A monumental sculptural timeline documenting the transformation of Saudi Arabia's Eastern Province between 1985 and 2013.
This project transforms decades of urban growth into a unified visual language carved in stone. Using architectural abstraction, infrastructure mapping, and sculptural bas-relief techniques, it interprets transformation itself rather than illustrating history through traditional imagery.
Cities merging into metropolitan systems. Highways carving structure through desert landscapes. Industrial networks expanding toward the Gulf. Ports connecting the Kingdom to the world. Regional systems evolving into a modern urban organism.
The visual language is intentionally restrained: monochrome surfaces, precise geometry, controlled depth, and infrastructure rendered as sculptural hierarchy. Roads become carved channels. Urban blocks become raised masses. Pipelines become directional systems flowing toward the coast. The result is not a literal map, but a physical interpretation of leadership, planning, and transformation across nearly three decades of development.

Every piece is designed to exist as monumental wall installations, carved stone panels, museum-scale reliefs, architectural maquettes, CNC-milled sculptures, engraved metal and hand-finished artworks.
Stories are learned through discussion and memories translated into a lasting visual legacy.
1 · Metropolitan Integration. Three separate cities — Dammam, Khobar, and Dhahran — evolve into a unified metropolitan system.
2 · Highway & Infrastructure Network.
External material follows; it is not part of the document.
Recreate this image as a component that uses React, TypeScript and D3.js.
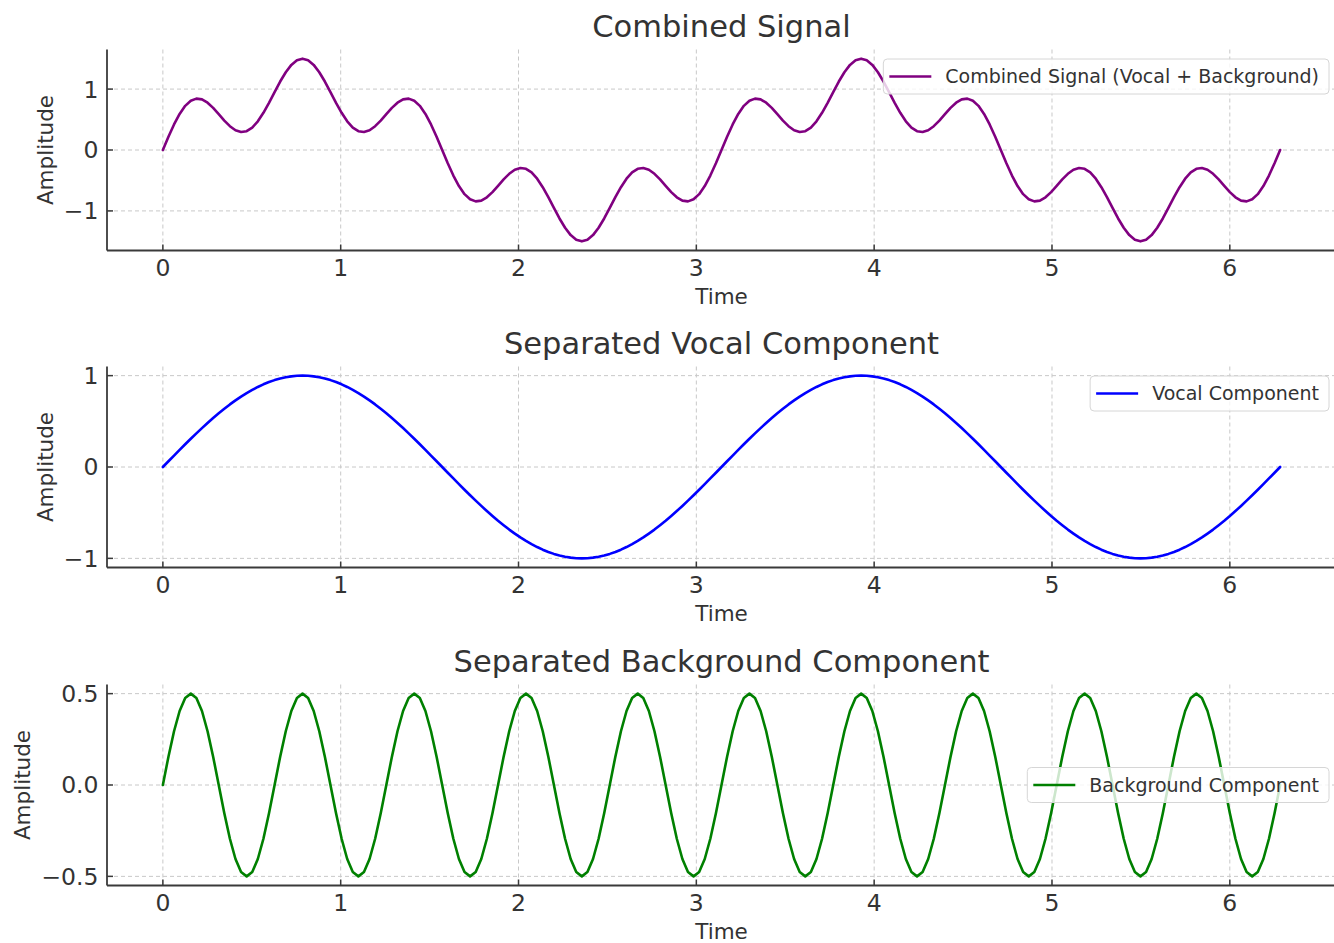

Roads and transport corridors become the framework for growth, movement, and connection.
3 · Industrial Expansion Jubail Model. The Eastern Province transforms into one of the world's most important industrial ecosystems.
4 · Port & Coastal Development. The Gulf coastline evolves into a global export gateway connecting Saudi Arabia to international markets.
5 · Regional Network System. Individual cities become part of a coordinated regional structure linked through infrastructure and industry.
6 · Modern Urban System. The province matures into a balanced metropolitan environment where infrastructure, planning, and livability coexist.

Every composition is developed through a layered fabrication workflow: historical research, urban extraction, architectural translation, 3D bas-relief modeling, CNC and stone carving, and physical installation. The final works are designed to exist physically, not only digitally.
Each piece is engineered with a clear depth hierarchy suitable for carving: primary highways as a deep recessed carve; secondary roads at mid-depth; local grids as fine etched detail; urban zones as raised surface; and the background as a flat plane.
The project combines architectural masterplanning, sculptural bas-relief, industrial design logic, cartographic abstraction, and physical fabrication methodology.
The resulting aesthetic sits between an urban planning model, a carved monument, an engineered artifact, and a museum installation.

The studio explores the intersection of architecture, infrastructure, sculpture, manufacturing, and historical narrative. Using advanced digital workflows and fabrication methodologies, the work transforms large-scale systems into tactile physical objects.
Every piece is designed with manufacturability in mind, balancing artistic composition with the precision required for CNC carving, relief sculpture, and architectural fabrication. The goal is to create objects that feel permanent, monumental, and culturally significant.
“This is not simply a documentation project. It is an attempt to physically preserve the transformation of a region through sculptural form, translating urban growth, infrastructure, and industrial development into a lasting carved record of the Eastern Province's evolution.”